* Start RAW DATA *
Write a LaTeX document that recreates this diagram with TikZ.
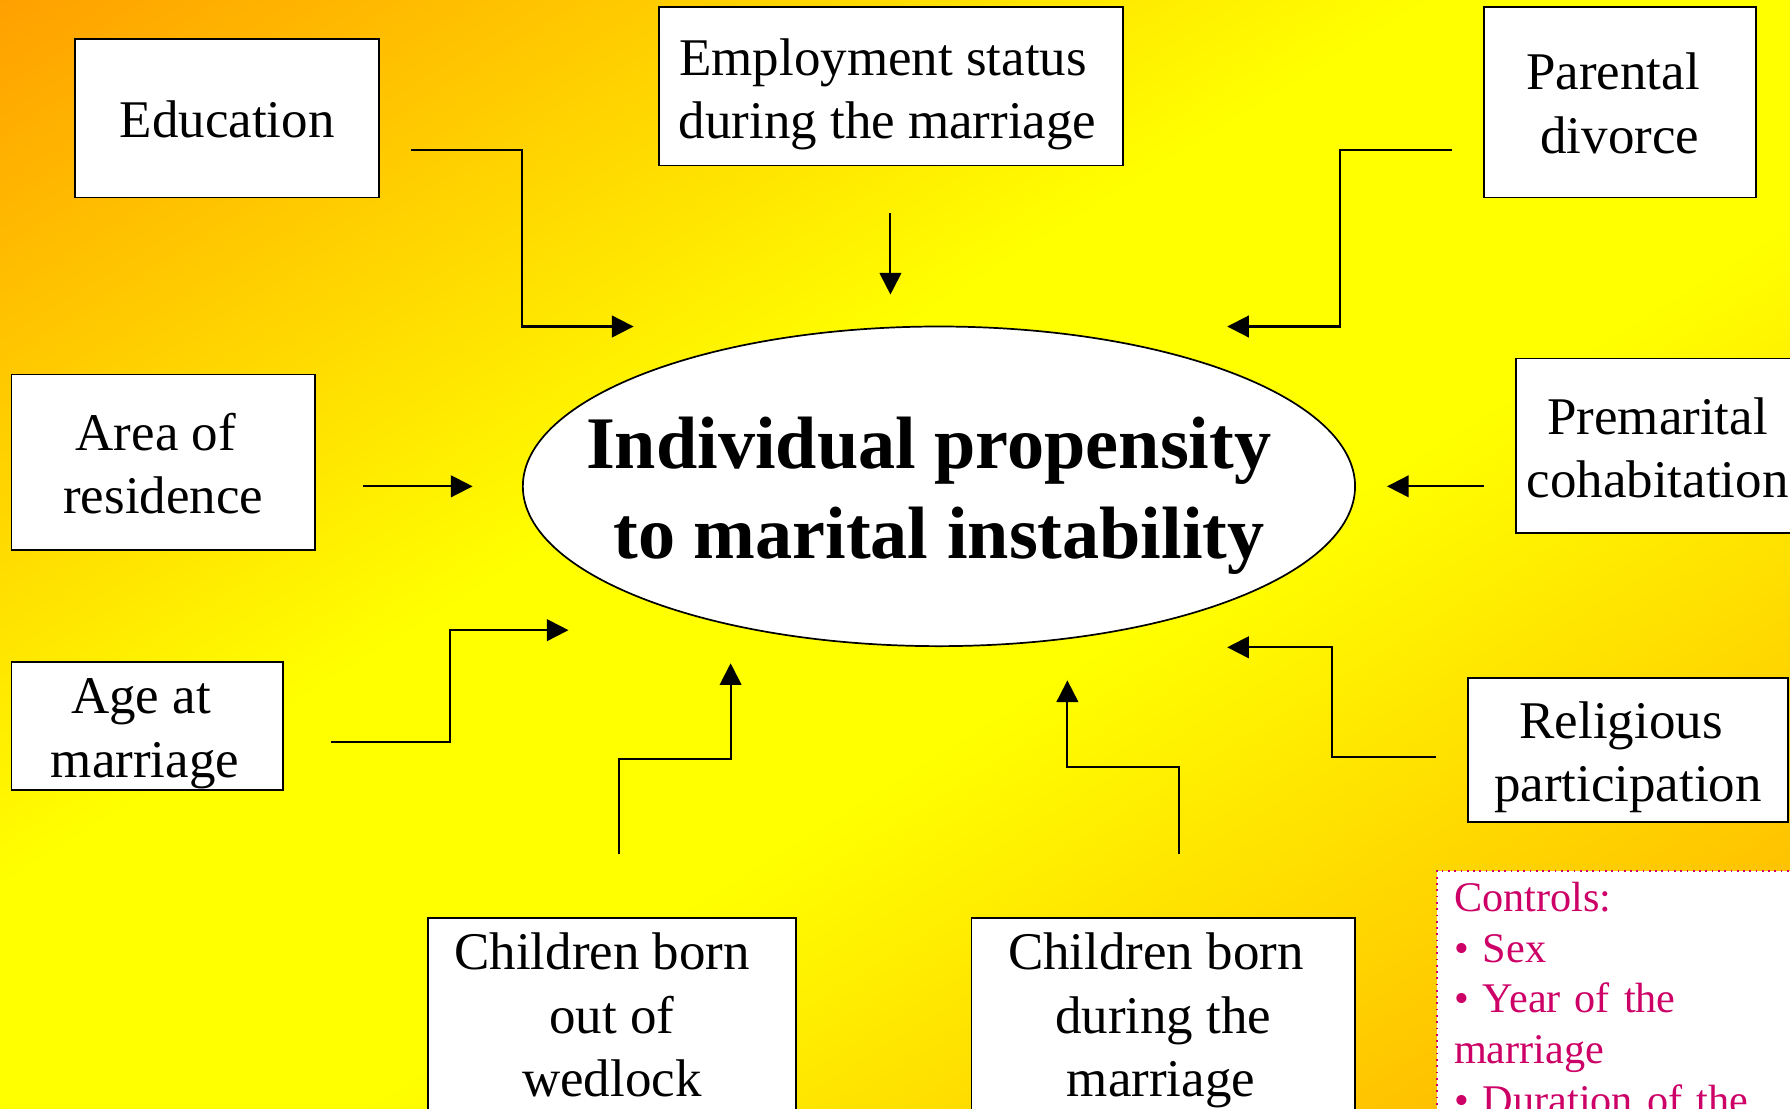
\documentclass[tikz,border=0pt]{standalone}
\usepackage{fontspec}
\setmainfont{Liberation Serif}
\usetikzlibrary{arrows.meta,calc,shapes.geometric}

\definecolor{deeporange}{RGB}{255,160,0}
\definecolor{lightorange}{RGB}{255,172,0}
\definecolor{brightyellow}{RGB}{255,255,0}
\definecolor{ctrlpink}{RGB}{204,0,102}

% background ramp: orange - yellow band - orange
% (TikZ stretches the central 25bp..75bp part of a shading over the path)
\pgfdeclarehorizontalshading{bggrad}{100bp}{color(0bp)=(deeporange); color(25bp)=(deeporange); color(45bp)=(brightyellow); color(55bp)=(brightyellow); color(75bp)=(lightorange); color(100bp)=(lightorange)}

% first-line strut and trailing gap, used to place text inside boxes
\newcommand{\lift}[1]{\rule{0pt}{#1}}
\newcommand{\trail}[1]{\hspace*{#1}}

\begin{document}
\begin{tikzpicture}[x=0.5pt,y=-0.5pt,
  factor/.style={draw=black, line width=0.75pt, fill=white, align=center,
    inner sep=0pt, font=\fontsize{23.2}{27.8}\selectfont},
  conn/.style={line width=0.9pt, -{Triangle[length=9.5pt,width=9.5pt]}},
]
\useasboundingbox (0,0) rectangle (1568,971);
\clip (0,0) rectangle (1568,971);

% background: gradient running from the top-left to the bottom-right corner
\begin{scope}[transform canvas={cm={7.84,-4.855,7.84,4.855,(0pt,0pt)}}]
  \shade[shading=bggrad] (0pt,-50pt) rectangle (100pt,50pt);
\end{scope}

% central outcome
\node[ellipse, draw=black, fill=white, line width=0.75pt, minimum width=364.5pt,
  minimum height=140pt, inner xsep=-40pt, inner ysep=0pt, align=center,
  font=\fontsize{32.5}{39}\selectfont\bfseries] (prop) at (822.5,426)
  {\lift{30.8pt}Individual propensity\trail{9pt}\\to marital instability};

% explanatory factors
\node[factor, minimum width=133pt, minimum height=69.5pt] (edu) at (199,103.5)
  {\lift{17.4pt}Education};
\node[factor, minimum width=203.5pt, minimum height=69.5pt] (emp) at (780.5,75.5)
  {\lift{23pt}Employment status\trail{7pt}\\during the marriage\trail{3pt}};
\node[factor, minimum width=119pt, minimum height=83.5pt] (par) at (1419,89.5)
  {\lift{17pt}Parental\trail{6pt}\\divorce};
\node[factor, minimum width=133pt, minimum height=77pt] (area) at (143,405)
  {\lift{17.5pt}Area of\trail{6.5pt}\\residence};
\node[factor, minimum width=124pt, minimum height=76.5pt] (prem) at (1452,390.5)
  {\lift{17.8pt}Premarital\\cohabitation};
\node[factor, minimum width=119pt, minimum height=56pt] (age) at (129,636)
  {\lift{22.2pt}Age at\trail{5.5pt}\\marriage\trail{2pt}};
\node[factor, minimum width=140pt, minimum height=63pt] (rel) at (1426,657)
  {\lift{22.6pt}Religious\trail{6pt}\\participation};
\node[factor, minimum width=161pt, minimum height=85pt] (cow) at (536,889)
  {Children born\trail{8.5pt}\\out of\trail{8.5pt}\\wedlock};
\node[factor, minimum width=168pt, minimum height=90pt] (cdm) at (1019,894)
  {Children born\trail{6.5pt}\\during the\trail{6.5pt}\\marriage\trail{2pt}};

% control variables
\node[anchor=north west, draw=ctrlpink, dotted, line width=0.75pt, fill=white,
  text=ctrlpink, align=left, text width=200pt, inner xsep=7.5pt, inner ysep=5pt,
  font=\fontsize{18.5}{22.2}\selectfont] (ctrl) at (1258,762)
  {Controls:\\• Sex\\• Year of the\\marriage\\• Duration of the};

% connector end points
\coordinate (eduS) at (360,131);   \coordinate (eduE) at (555,286);
\coordinate (empS) at (780,187);   \coordinate (empE) at (780,258);
\coordinate (parS) at (1272,131);  \coordinate (parE) at (1075,286);
\coordinate (areaS) at (318,426);  \coordinate (areaE) at (414,426);
\coordinate (premS) at (1300,426); \coordinate (premE) at (1215,426);
\coordinate (ageS) at (290,650);   \coordinate (ageE) at (498,552);
\coordinate (relS) at (1258,663);  \coordinate (relE) at (1075,567);
\coordinate (cowS) at (542,748);   \coordinate (cowE) at (640,581);
\coordinate (cdmS) at (1033,748);  \coordinate (cdmE) at (935,596);

% connectors
\draw[conn] (eduS) -| ($(eduS)!.5!(eduE)$) |- (eduE);
\draw[conn] (empS) -- (empE);
\draw[conn] (parS) -| ($(parS)!.5!(parE)$) |- (parE);
\draw[conn] (areaS) -- (areaE);
\draw[conn] (premS) -- (premE);
\draw[conn] (ageS) -| ($(ageS)!.5!(ageE)$) |- (ageE);
\draw[conn] (relS) -| ($(relS)!.5!(relE)$) |- (relE);
\draw[conn] (cowS) |- ($(cowS)!.5!(cowE)$) -| (cowE);
\draw[conn] (cdmS) |- ($(cdmS)!.5!(cdmE)$) -| (cdmE);
\end{tikzpicture}
\end{document}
* End RAW DATA *
● BRIEF: Without the pictures, copy the material exactly as given.

● SOLUTION FOR THIS PROBLEM:
Write a LaTeX document that recreates this diagram with TikZ.
\documentclass[tikz,border=0pt]{standalone}
\usepackage{fontspec}
\setmainfont{Liberation Serif}
\usetikzlibrary{arrows.meta,calc,shapes.geometric}

\definecolor{deeporange}{RGB}{255,160,0}
\definecolor{lightorange}{RGB}{255,172,0}
\definecolor{brightyellow}{RGB}{255,255,0}
\definecolor{ctrlpink}{RGB}{204,0,102}

% background ramp: orange - yellow band - orange
% (TikZ stretches the central 25bp..75bp part of a shading over the path)
\pgfdeclarehorizontalshading{bggrad}{100bp}{color(0bp)=(deeporange); color(25bp)=(deeporange); color(45bp)=(brightyellow); color(55bp)=(brightyellow); color(75bp)=(lightorange); color(100bp)=(lightorange)}

% first-line strut and trailing gap, used to place text inside boxes
\newcommand{\lift}[1]{\rule{0pt}{#1}}
\newcommand{\trail}[1]{\hspace*{#1}}

\begin{document}
\begin{tikzpicture}[x=0.5pt,y=-0.5pt,
  factor/.style={draw=black, line width=0.75pt, fill=white, align=center,
    inner sep=0pt, font=\fontsize{23.2}{27.8}\selectfont},
  conn/.style={line width=0.9pt, -{Triangle[length=9.5pt,width=9.5pt]}},
]
\useasboundingbox (0,0) rectangle (1568,971);
\clip (0,0) rectangle (1568,971);

% background: gradient running from the top-left to the bottom-right corner
\begin{scope}[transform canvas={cm={7.84,-4.855,7.84,4.855,(0pt,0pt)}}]
  \shade[shading=bggrad] (0pt,-50pt) rectangle (100pt,50pt);
\end{scope}

% central outcome
\node[ellipse, draw=black, fill=white, line width=0.75pt, minimum width=364.5pt,
  minimum height=140pt, inner xsep=-40pt, inner ysep=0pt, align=center,
  font=\fontsize{32.5}{39}\selectfont\bfseries] (prop) at (822.5,426)
  {\lift{30.8pt}Individual propensity\trail{9pt}\\to marital instability};

% explanatory factors
\node[factor, minimum width=133pt, minimum height=69.5pt] (edu) at (199,103.5)
  {\lift{17.4pt}Education};
\node[factor, minimum width=203.5pt, minimum height=69.5pt] (emp) at (780.5,75.5)
  {\lift{23pt}Employment status\trail{7pt}\\during the marriage\trail{3pt}};
\node[factor, minimum width=119pt, minimum height=83.5pt] (par) at (1419,89.5)
  {\lift{17pt}Parental\trail{6pt}\\divorce};
\node[factor, minimum width=133pt, minimum height=77pt] (area) at (143,405)
  {\lift{17.5pt}Area of\trail{6.5pt}\\residence};
\node[factor, minimum width=124pt, minimum height=76.5pt] (prem) at (1452,390.5)
  {\lift{17.8pt}Premarital\\cohabitation};
\node[factor, minimum width=119pt, minimum height=56pt] (age) at (129,636)
  {\lift{22.2pt}Age at\trail{5.5pt}\\marriage\trail{2pt}};
\node[factor, minimum width=140pt, minimum height=63pt] (rel) at (1426,657)
  {\lift{22.6pt}Religious\trail{6pt}\\participation};
\node[factor, minimum width=161pt, minimum height=85pt] (cow) at (536,889)
  {Children born\trail{8.5pt}\\out of\trail{8.5pt}\\wedlock};
\node[factor, minimum width=168pt, minimum height=90pt] (cdm) at (1019,894)
  {Children born\trail{6.5pt}\\during the\trail{6.5pt}\\marriage\trail{2pt}};

% control variables
\node[anchor=north west, draw=ctrlpink, dotted, line width=0.75pt, fill=white,
  text=ctrlpink, align=left, text width=200pt, inner xsep=7.5pt, inner ysep=5pt,
  font=\fontsize{18.5}{22.2}\selectfont] (ctrl) at (1258,762)
  {Controls:\\• Sex\\• Year of the\\marriage\\• Duration of the};

% connector end points
\coordinate (eduS) at (360,131);   \coordinate (eduE) at (555,286);
\coordinate (empS) at (780,187);   \coordinate (empE) at (780,258);
\coordinate (parS) at (1272,131);  \coordinate (parE) at (1075,286);
\coordinate (areaS) at (318,426);  \coordinate (areaE) at (414,426);
\coordinate (premS) at (1300,426); \coordinate (premE) at (1215,426);
\coordinate (ageS) at (290,650);   \coordinate (ageE) at (498,552);
\coordinate (relS) at (1258,663);  \coordinate (relE) at (1075,567);
\coordinate (cowS) at (542,748);   \coordinate (cowE) at (640,581);
\coordinate (cdmS) at (1033,748);  \coordinate (cdmE) at (935,596);

% connectors
\draw[conn] (eduS) -| ($(eduS)!.5!(eduE)$) |- (eduE);
\draw[conn] (empS) -- (empE);
\draw[conn] (parS) -| ($(parS)!.5!(parE)$) |- (parE);
\draw[conn] (areaS) -- (areaE);
\draw[conn] (premS) -- (premE);
\draw[conn] (ageS) -| ($(ageS)!.5!(ageE)$) |- (ageE);
\draw[conn] (relS) -| ($(relS)!.5!(relE)$) |- (relE);
\draw[conn] (cowS) |- ($(cowS)!.5!(cowE)$) -| (cowE);
\draw[conn] (cdmS) |- ($(cdmS)!.5!(cdmE)$) -| (cdmE);
\end{tikzpicture}
\end{document}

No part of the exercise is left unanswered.